9. Uppukottan: Uppukottan, who was raised as a Muslim, was born in Ponnani at the mouth of the Nila river. He was a crazy trader, mainly in salt and cotton, who used to bring salt, which is so common in Ponnani, from Palakkad, and take cotton to Palakkad, which is common there.
10. Paananaar: Paananaar belonged to Thiruvarangu. It is believed that the Paanar of Kerala owe ancestry to this Paananaar.

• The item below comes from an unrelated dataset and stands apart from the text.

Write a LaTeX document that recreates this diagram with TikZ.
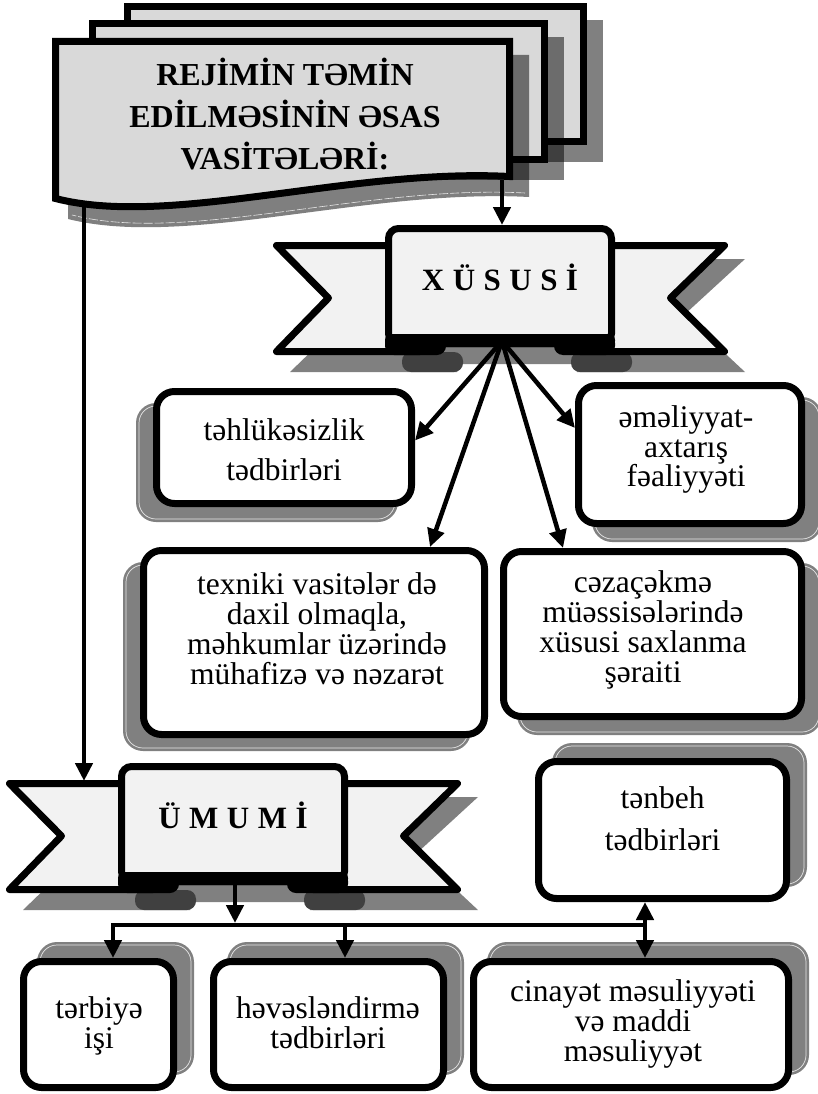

The traditional function of Paanan is to sing “Thukilunarthal”. Paananaar is referred to in the famous Tamil grammar text (Vyakarana Grantham) “Tholkkaappiyam”, the Sankara period treatises “Akanaanooru”, “Pathittupathu”, etc., and in the northern ballads (Vatakkan Paattukal).
11. Perumthachan: The head carpenter of Uliyannoor found and raised one boy and made him “Perumthachan”. Temples designed and built by this genius of a carpenter can be seen all over Kerala. The Viswakarma (builder) of these wonderful edicts is claimed to be the ancestor of the Perumthachan carpenter family of Uliyannoor.

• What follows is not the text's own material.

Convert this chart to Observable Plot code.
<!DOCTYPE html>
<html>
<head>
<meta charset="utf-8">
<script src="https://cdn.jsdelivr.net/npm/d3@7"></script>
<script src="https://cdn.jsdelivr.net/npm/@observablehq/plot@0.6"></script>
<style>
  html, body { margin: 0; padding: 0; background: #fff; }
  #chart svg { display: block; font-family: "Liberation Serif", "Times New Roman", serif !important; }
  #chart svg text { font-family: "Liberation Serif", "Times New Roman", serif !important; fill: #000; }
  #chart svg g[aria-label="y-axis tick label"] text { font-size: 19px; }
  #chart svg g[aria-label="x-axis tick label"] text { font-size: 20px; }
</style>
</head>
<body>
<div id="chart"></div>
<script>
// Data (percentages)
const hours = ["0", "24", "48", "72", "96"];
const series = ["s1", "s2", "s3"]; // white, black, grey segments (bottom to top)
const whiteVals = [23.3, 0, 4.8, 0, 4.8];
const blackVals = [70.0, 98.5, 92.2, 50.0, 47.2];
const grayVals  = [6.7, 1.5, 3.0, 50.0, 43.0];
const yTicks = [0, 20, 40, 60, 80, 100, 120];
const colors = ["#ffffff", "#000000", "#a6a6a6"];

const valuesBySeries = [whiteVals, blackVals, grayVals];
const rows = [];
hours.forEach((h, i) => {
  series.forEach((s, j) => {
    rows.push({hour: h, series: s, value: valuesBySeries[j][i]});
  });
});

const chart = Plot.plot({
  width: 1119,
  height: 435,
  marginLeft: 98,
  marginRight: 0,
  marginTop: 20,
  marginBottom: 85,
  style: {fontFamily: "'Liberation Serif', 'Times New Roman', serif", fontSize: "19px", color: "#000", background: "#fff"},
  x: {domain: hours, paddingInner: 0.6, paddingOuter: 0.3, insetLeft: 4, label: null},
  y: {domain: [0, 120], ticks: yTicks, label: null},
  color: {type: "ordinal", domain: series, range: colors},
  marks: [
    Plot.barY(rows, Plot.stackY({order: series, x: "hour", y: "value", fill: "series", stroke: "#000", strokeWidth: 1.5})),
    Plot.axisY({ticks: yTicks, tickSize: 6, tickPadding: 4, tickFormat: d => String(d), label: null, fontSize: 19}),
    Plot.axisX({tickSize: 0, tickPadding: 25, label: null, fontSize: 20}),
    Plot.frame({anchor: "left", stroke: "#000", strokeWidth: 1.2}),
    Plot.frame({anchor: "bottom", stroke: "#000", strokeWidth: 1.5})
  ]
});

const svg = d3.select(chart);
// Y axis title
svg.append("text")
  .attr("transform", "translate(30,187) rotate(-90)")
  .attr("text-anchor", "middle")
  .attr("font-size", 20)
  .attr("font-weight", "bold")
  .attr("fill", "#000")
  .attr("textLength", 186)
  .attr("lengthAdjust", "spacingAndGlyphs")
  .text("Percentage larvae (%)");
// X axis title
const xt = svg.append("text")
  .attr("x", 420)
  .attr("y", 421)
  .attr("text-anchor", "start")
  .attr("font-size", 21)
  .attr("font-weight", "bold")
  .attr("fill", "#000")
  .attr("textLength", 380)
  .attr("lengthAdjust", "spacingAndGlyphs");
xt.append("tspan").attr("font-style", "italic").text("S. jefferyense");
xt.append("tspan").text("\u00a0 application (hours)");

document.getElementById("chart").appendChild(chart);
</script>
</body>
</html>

12. Vaayillaakkunnilappan: This is the only one among the Pantheerukulam without progeny. Vararuchi consecrated (deified) alive one of his sons on the top of a hill in Kadampazhipuram, in today’s Palakkad district. It is believed that this deity of silence is actually the lord of sound and ability to talk.
EPILOGUE: The place of Mezhathol Agnihothri as a social revolutionary is quite unmatched. This great rejuvenator of the Yagna (Yaagam) culture was also instrumental in eliminating child-marriage, and in the amicable integration of the Saiva (Sankaran) and Vaishnava (Narayanan) schools, a unique venture among Braahmanans in India. Kerala has many Sankaranarayana temples.